Regions with $g_{tt}>0$ extend beyond the ergosphere due to magnetic fields.

Efficiency for neutral particles first increases then decreases with magnetic field strength.

Charged particles' efficiency always increases with magnetic field, potentially exceeding 100%.

Abstract

In this paper, we investigate the Penrose process in the purlieus of the axially symmetric magnetized Reissner-Nordstr\"{o}m black hole for both neutral and charged particles. We start with the study of the geometry of the black hole and find the regions where the $g_{tt}$ component of the metric tensor is positive (i.e., $g_{tt}>0$). It is interestingly found that the condition $g_{tt}>0$ is fulfilled not only close to the event horizon known as the ergosphere but also far away from the event horizon in the silhouette of potential wells.
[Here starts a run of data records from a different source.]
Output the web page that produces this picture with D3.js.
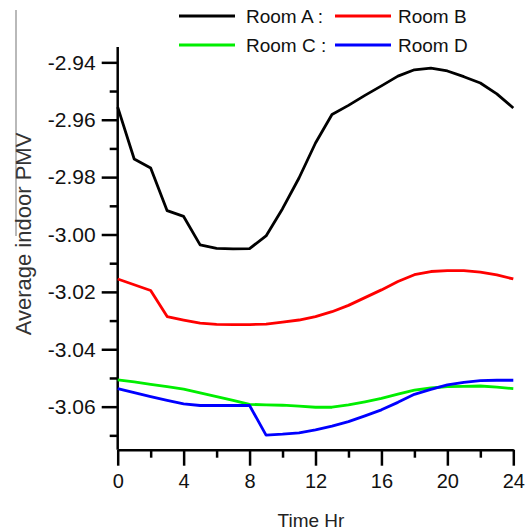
<!DOCTYPE html>
<html>
<head>
<meta charset="utf-8">
<script src="https://cdn.jsdelivr.net/npm/d3@7"></script>
<style>
  body { margin: 0; background: #fff; }
  svg { display: block; font-family: "Liberation Sans", Arial, sans-serif; }
  .axis path, .axis line { stroke: #000; stroke-width: 2.5; }
  .axis text { fill: #111; }
  .series { fill: none; stroke-width: 2.8; stroke-linejoin: round; }
</style>
</head>
<body>
<div id="chart"></div>
<script>
// hourly values
const hours = d3.range(0, 25);
const roomA = [-2.9556, -2.9737, -2.9768, -2.9917, -2.9937, -3.0036, -3.0048, -3.0050, -3.0049, -3.0005,
  -2.9910, -2.9803, -2.9681, -2.9582, -2.9550, -2.9515, -2.9482, -2.9448, -2.9426, -2.9420,
  -2.9430, -2.9450, -2.9472, -2.9510, -2.9559];
const roomB = [-3.0155, -3.0175, -3.0195, -3.0286, -3.0298, -3.0309, -3.0313, -3.0314, -3.0314, -3.0312,
  -3.0305, -3.0298, -3.0286, -3.0269, -3.0247, -3.0220, -3.0193, -3.0164, -3.0140, -3.0129,
  -3.0126, -3.0126, -3.0131, -3.0141, -3.0155];
const roomC = [-3.0507, -3.0514, -3.0522, -3.0530, -3.0539, -3.0552, -3.0565, -3.0578, -3.0592, -3.0594,
  -3.0595, -3.0598, -3.0602, -3.0602, -3.0594, -3.0583, -3.0571, -3.0556, -3.0542, -3.0535,
  -3.0530, -3.0529, -3.0528, -3.0532, -3.0537];
const roomD = [-3.0537, -3.0551, -3.0565, -3.0578, -3.0590, -3.0596, -3.0596, -3.0596, -3.0596, -3.0699,
  -3.0696, -3.0691, -3.0681, -3.0668, -3.0652, -3.0632, -3.0611, -3.0585, -3.0557, -3.0540,
  -3.0524, -3.0515, -3.0509, -3.0508, -3.0508];

const seriesNames = ["Room A :", "Room B", "Room C :", "Room D"];
const seriesColors = ["#000000", "#ff0000", "#00ee00", "#0000ff"];
const seriesValues = [roomA, roomB, roomC, roomD];

const xTicks = [0, 4, 8, 12, 16, 20, 24];
const xMinor = [2, 6, 10, 14, 18, 22];
const yTicks = [-3.06, -3.04, -3.02, -3.00, -2.98, -2.96, -2.94];
const yMinor = [-3.07, -3.05, -3.03, -3.01, -2.99, -2.97, -2.95];

const width = 532, height = 530;

const svg = d3.select("#chart").append("svg")
  .attr("width", width)
  .attr("height", height);

const x = d3.scaleLinear().domain([0, 24]).range([117.7, 513.3]);
const y = d3.scaleLinear().domain([-3.075, -2.935]).range([449.7, 48]);

// stray grey rule at far left of the scan
svg.append("line")
  .attr("x1", 16).attr("x2", 16)
  .attr("y1", 10).attr("y2", 236)
  .attr("stroke", "#8a8a8a").attr("stroke-width", 1.2);

// minor ticks first
svg.append("g")
  .attr("class", "axis")
  .attr("transform", `translate(0,${y.range()[0]})`)
  .call(d3.axisBottom(x).tickValues(xMinor).tickSize(8).tickSizeOuter(0).tickFormat(""))
  .call(g => g.select(".domain").remove());

svg.append("g")
  .attr("class", "axis")
  .attr("transform", `translate(${x.range()[0]},0)`)
  .call(d3.axisLeft(y).tickValues(yMinor).tickSize(8).tickSizeOuter(0).tickFormat(""))
  .call(g => g.select(".domain").remove());

// major axes
const xAxis = svg.append("g")
  .attr("class", "axis")
  .attr("transform", `translate(0,${y.range()[0]})`)
  .call(d3.axisBottom(x).tickValues(xTicks).tickSize(16).tickSizeOuter(0).tickPadding(8));
xAxis.selectAll("text").style("font-size", "20px");

const yAxis = svg.append("g")
  .attr("class", "axis")
  .attr("transform", `translate(${x.range()[0]},0)`)
  .call(d3.axisLeft(y).tickValues(yTicks).tickSize(16).tickSizeOuter(0).tickPadding(6)
    .tickFormat(d => d.toFixed(2)));
yAxis.selectAll("text").style("font-size", "21px");
yAxis.select(".domain").attr("d", `M0,${y.range()[1] - 1}V${y.range()[0]}`);

// lines
const line = d3.line()
  .x((d, i) => x(hours[i]))
  .y(d => y(d));

svg.selectAll(".series")
  .data(seriesValues)
  .join("path")
  .attr("class", "series")
  .attr("stroke", (d, i) => seriesColors[i])
  .attr("d", line);

// axis titles
svg.append("text")
  .attr("x", 311)
  .attr("y", 527)
  .attr("text-anchor", "middle")
  .style("font-size", "19px")
  .attr("fill", "#222")
  .text("Time Hr");

svg.append("text")
  .attr("transform", "translate(31,234) rotate(-90)")
  .attr("text-anchor", "middle")
  .style("font-size", "22px")
  .attr("fill", "#333")
  .text("Average indoor PMV");

// legend, two rows of two
const legend = svg.append("g")
  .selectAll("g")
  .data(seriesNames)
  .join("g")
  .attr("transform", (d, i) => `translate(${i % 2 === 0 ? 179 : 335},${i < 2 ? 16 : 45})`);

legend.append("line")
  .attr("x1", 0).attr("x2", 56)
  .attr("stroke", (d, i) => seriesColors[i])
  .attr("stroke-width", 2.8);

legend.append("text")
  .attr("x", (d, i) => i % 2 === 0 ? 67 : 63)
  .attr("y", 7)
  .style("font-size", "19px")
  .attr("fill", "#111")
  .text(d => d);
</script>
</body>
</html>
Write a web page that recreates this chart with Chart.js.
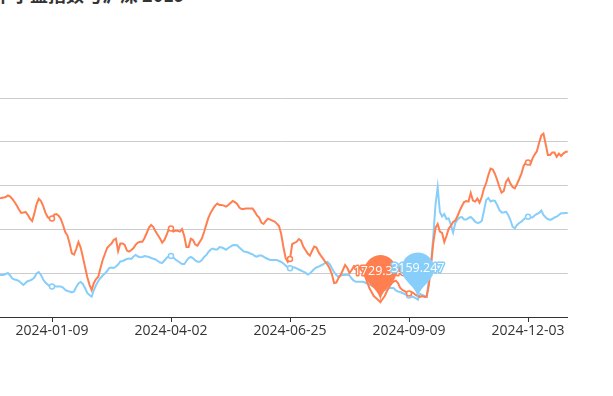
<!DOCTYPE html>
<html><head><meta charset="utf-8">
<script src="https://cdn.jsdelivr.net/npm/chart.js@4.4.1/dist/chart.umd.min.js"></script>
<style>
html,body{margin:0;padding:0;width:613px;height:396px;overflow:hidden;background:#fff;}
#title{position:absolute;left:-6px;top:-19px;font:bold 18px "Noto Sans CJK SC";color:#333;white-space:nowrap;}
#wrap{position:absolute;left:-50px;top:0;width:663px;height:396px;}
</style></head><body>
<div id="title">中小盘指数与沪深 2019</div>
<div id="wrap"><canvas id="c" width="663" height="396"></canvas></div>
<script>
// trading months and their trading days (categories)
const tradeMonths = ['2023-12','2024-01','2024-02','2024-03','2024-04','2024-05','2024-06','2024-07','2024-08','2024-09','2024-10','2024-11','2024-12'];
const tradeDays = [
  [1,4,5,6,7,8,11,12,13,14,15,18,19,20,21,22,25,26,27,28,29],
  [2,3,4,5,8,9,10,11,12,15,16,17,18,19,22,23,24,25,26,29,30,31],
  [1,2,5,6,7,8,19,20,21,22,23,26,27,28,29],
  [1,4,5,6,7,8,11,12,13,14,15,18,19,20,21,22,25,26,27,28,29],
  [1,2,3,8,9,10,11,12,15,16,17,18,19,22,23,24,25,26,29,30],
  [6,7,8,9,10,13,14,15,16,17,20,21,22,23,24,27,28,29,30,31],
  [3,4,5,6,7,11,12,13,14,17,18,19,20,21,24,25,26,27,28],
  [1,2,3,4,5,8,9,10,11,12,15,16,17,18,19,22,23,24,25,26,29,30,31],
  [1,2,5,6,7,8,9,12,13,14,15,16,19,20,21,22,23,26,27,28,29,30],
  [2,3,4,5,6,9,10,11,12,13,18,19,20,23,24,25,26,27,30],
  [8,9,10,11,14,15,16,17,18,21,22,23,24,25,28,29,30,31],
  [1,4,5,6,7,8,11,12,13,14,15,18,19,20,21,22,25,26,27,28,29],
  [2,3,4,5,6,9,10,11,12,13,16,17,18,19,20,23,24,25,26,27]
];
const tickLabels = ['2024-01-09','2024-04-02','2024-06-25','2024-09-09','2024-12-03'];

const orangeName = '中小盘指数';
const orangeValues = [
 2245,2248,2249,2250,2252,2255,2263,2257,2245,2230,
 2212,2192,2175,2177,2180,2166,2147,2135,2172,2220,
 2246,2235,2210,2177,2155,2146,2147,2167,2170,2162,
 2145,2115,2080,2062,2022,1973,1967,1995,2030,2002,
 1955,1905,1855,1817,1790,1825,1845,1856,1900,1940,
 1970,2000,2012,2022,2040,2047,1985,2023,2023,2015,
 1987,1982,1990,2000,2017,2027,2031,2031,2050,2075,
 2102,2115,2105,2082,2065,2048,2027,2040,2065,2095,
 2097,2082,2087,2086,2082,2095,2060,2005,2005,2046,
 2040,2017,2012,2030,2047,2080,2117,2152,2177,2195,
 2212,2222,2215,2215,2212,2207,2215,2225,2235,2230,
 2220,2202,2195,2195,2197,2198,2198,2198,2182,2163,
 2152,2127,2120,2135,2147,2142,2137,2132,2122,2110,
 2070,2005,1950,1930,1945,2020,2026,2031,2045,2037,
 2007,1990,1972,1962,1985,2007,2002,1978,1962,1947,
 1930,1917,1897,1870,1825,1827,1850,1866,1890,1915,
 1900,1875,1890,1910,1905,1905,1895,1880,1860,1830,
 1800,1780,1760,1750,1740,1729.346,1745,1760,1785,1805,
 1822,1832,1837,1825,1800,1790,1785,1777,1772,1780,
 1775,1765,1760,1755,1760,1755,1757,1815,1915,2025,
 2100,2120,2082,2075,2030,2060,2097,2110,2130,2137,
 2160,2187,2210,2230,2235,2232,2275,2237,2232,2247,
 2227,2255,2297,2325,2365,2397,2392,2370,2340,2305,
 2277,2285,2331,2347,2322,2305,2298,2320,2345,2372,
 2410,2427,2427,2417,2447,2467,2483,2525,2562,2572,
 2520,2465,2465,2477,2477,2456,2472,2460,2472,2480,
 2482];

const blueName = '沪深300指数';
const blueValues = [
 3395,3400,3405,3405,3405,3415,3425,3400,3370,3360,
 3355,3345,3325,3305,3325,3345,3350,3360,3380,3420,
 3435,3405,3360,3330,3310,3290,3290,3295,3290,3290,
 3290,3280,3255,3245,3240,3230,3240,3285,3320,3335,
 3315,3275,3225,3205,3188,3255,3305,3345,3375,3400,
 3420,3445,3475,3480,3475,3490,3510,3540,3545,3555,
 3565,3570,3565,3590,3605,3590,3582,3585,3595,3590,
 3585,3575,3567,3560,3545,3530,3525,3550,3575,3595,
 3595,3580,3560,3545,3530,3515,3515,3545,3575,3585,
 3572,3550,3538,3538,3555,3585,3605,3635,3660,3670,
 3660,3660,3685,3680,3670,3658,3675,3690,3702,3705,
 3702,3680,3660,3640,3638,3630,3620,3612,3595,3588,
 3600,3600,3588,3575,3565,3555,3555,3555,3555,3545,
 3535,3520,3500,3480,3472,3480,3482,3472,3460,3450,
 3438,3430,3410,3420,3442,3465,3480,3488,3500,3512,
 3525,3535,3515,3472,3435,3405,3388,3400,3405,3405,
 3410,3400,3370,3345,3338,3338,3338,3338,3330,3320,
 3310,3300,3290,3285,3275,3265,3260,3255,3265,3275,
 3275,3275,3250,3240,3235,3225,3215,3205,3200,3190,
 3185,3175,3159.247,3215,3205,3195,3185,3355,3535,3785,
 4105,4285,4035,3990,4015,3965,3970,3905,3830,3925,
 3960,3980,3985,3960,3960,3975,3985,3965,3938,3925,
 3930,3945,4045,4155,4175,4140,4150,4145,4105,4055,
 4030,4030,4038,4005,3955,3888,3872,3905,3925,3938,
 3960,3980,3988,3980,3980,4000,4015,4025,4050,4005,
 3980,3965,3955,3965,3980,3988,4005,4022,4022,4025,
 4025];

const ORANGE = '#ff7f50', BLUE = '#87cefa';

const categories = [];
tradeMonths.forEach((m, k) => tradeDays[k].forEach(d => categories.push(m + '-' + String(d).padStart(2, '0'))));
const tickIdx = tickLabels.map(t => categories.indexOf(t));

function pinPath(ctx, x, y, size) {
  const w = size / 5 * 3, h = Math.max(w, size), r = w / 2;
  const dy = r * r / (h - r);
  const cy = y - h + r + dy;
  const angle = Math.asin(dy / r);
  const dx = Math.cos(angle) * r;
  const tanX = Math.sin(angle), tanY = Math.cos(angle);
  const cpLen = r * 0.6, cpLen2 = r * 0.7;
  ctx.beginPath();
  ctx.moveTo(x - dx, cy + dy);
  ctx.arc(x, cy, r, Math.PI - angle, Math.PI * 2 + angle);
  ctx.bezierCurveTo(x + dx - tanX * cpLen, cy + dy + tanY * cpLen, x, y - cpLen2, x, y);
  ctx.bezierCurveTo(x, y - cpLen2, x - dx + tanX * cpLen, cy + dy + tanY * cpLen, x - dx, cy + dy);
  ctx.closePath();
  return cy;
}

const pinPlugin = {
  id: 'minPins',
  afterDatasetsDraw(chart) {
    const ctx = chart.ctx;
    chart.data.datasets.forEach((ds, di) => {
      const vals = ds.data;
      let mi = 0;
      vals.forEach((v, i) => { if (v < vals[mi]) mi = i; });
      const pt = chart.getDatasetMeta(di).data[mi];
      ctx.save();
      const cy = pinPath(ctx, pt.x, pt.y, 54);
      ctx.fillStyle = ds.borderColor;
      ctx.fill();
      ctx.font = '12.5px "Open Sans"';
      ctx.textAlign = 'center';
      ctx.textBaseline = 'middle';
      ctx.lineJoin = 'round';
      ctx.lineWidth = 3;
      ctx.strokeStyle = ds.borderColor;
      const txt = String(vals[mi]);
      ctx.strokeText(txt, pt.x, cy);
      ctx.fillStyle = '#fff';
      ctx.fillText(txt, pt.x, cy);
      ctx.restore();
    });
  }
};

const pointR = c => tickIdx.includes(c.dataIndex) ? 2.5 : 0;

new Chart(document.getElementById('c'), {
  type: 'line',
  data: {
    labels: categories,
    datasets: [
      { label: orangeName, data: orangeValues, yAxisID: 'y1', borderColor: ORANGE, backgroundColor: ORANGE,
        borderWidth: 2, pointRadius: pointR, pointHoverRadius: 0, pointBackgroundColor: '#fff',
        pointBorderColor: ORANGE, pointBorderWidth: 1.5, tension: 0 },
      { label: blueName, data: blueValues, yAxisID: 'y', borderColor: BLUE, backgroundColor: BLUE,
        borderWidth: 2, pointRadius: pointR, pointHoverRadius: 0, pointBackgroundColor: '#fff',
        pointBorderColor: BLUE, pointBorderWidth: 1.5, tension: 0 }
    ]
  },
  options: {
    responsive: false,
    animation: false,
    devicePixelRatio: 1,
    layout: { padding: { left: 44.7, right: 45.3, top: 98, bottom: 0 } },
    plugins: { legend: { display: false }, tooltip: { enabled: false } },
    scales: {
      x: {
        type: 'category',
        offset: false,
        grid: { drawOnChartArea: false, drawTicks: true, tickLength: 5, color: '#333', tickColor: '#333' },
        border: { display: true, color: '#333', width: 1 },
        ticks: { autoSkip: false, maxRotation: 0, minRotation: 0, padding: 1, color: '#333',
                 font: { family: 'Open Sans', size: 14 }, callback: v => categories[v] },
        afterBuildTicks: s => { s.ticks = tickIdx.map(i => ({ value: i })); },
        afterFit: s => { s.height = 79; }
      },
      y: {
        position: 'left', min: 2985, max: 5175,
        ticks: { display: false, count: 6 },
        grid: { color: '#ccc', drawTicks: false },
        border: { display: false },
        afterFit: s => { s.width = 0; }
      },
      y1: { position: 'right', min: 1655, max: 2750, display: false, grid: { drawOnChartArea: false } }
    }
  },
  plugins: [pinPlugin]
});
</script></body></html>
We also show that as the dimensionless magnetic field $B$ increases the silhouette of potential wells for which $g_{tt}>0$ grows correspondingly and eventually merges with the ergoregion when $B\gtrsim 1.6$. Finally, we investigate the efficiency of the Penrose process for the axially symmetric magnetized black hole case and bring out the effect of the magnetic field on it. Further, we also compare our results with the one for Kerr black hole. We show that when the charge $Q$ of the black hole is kept constant, the efficiency of the energy extraction process for the case of {a neutral particle (i.e., $q/m=0$) first increases and then begins to decrease with rise in the value of $B$ field, in contrast to Kerr black hole where it always increases as the rotation parameter grows. However, for the case of a charged particle (i.e., $q\neq 0$) the efficiency always increases with the rise in the $B$ field and can go over $100\%$, when both $B$ and $q/m$ are large enough (say $B\approx1$ and $q/m>2.2$)}. It is worth noting that the existence of regions away from the horizon where $g_{tt}>0$ also favors the energy-extraction process away from the effect of the black hole. However, the energy extraction from these regions is pure consequence of the magnetic field.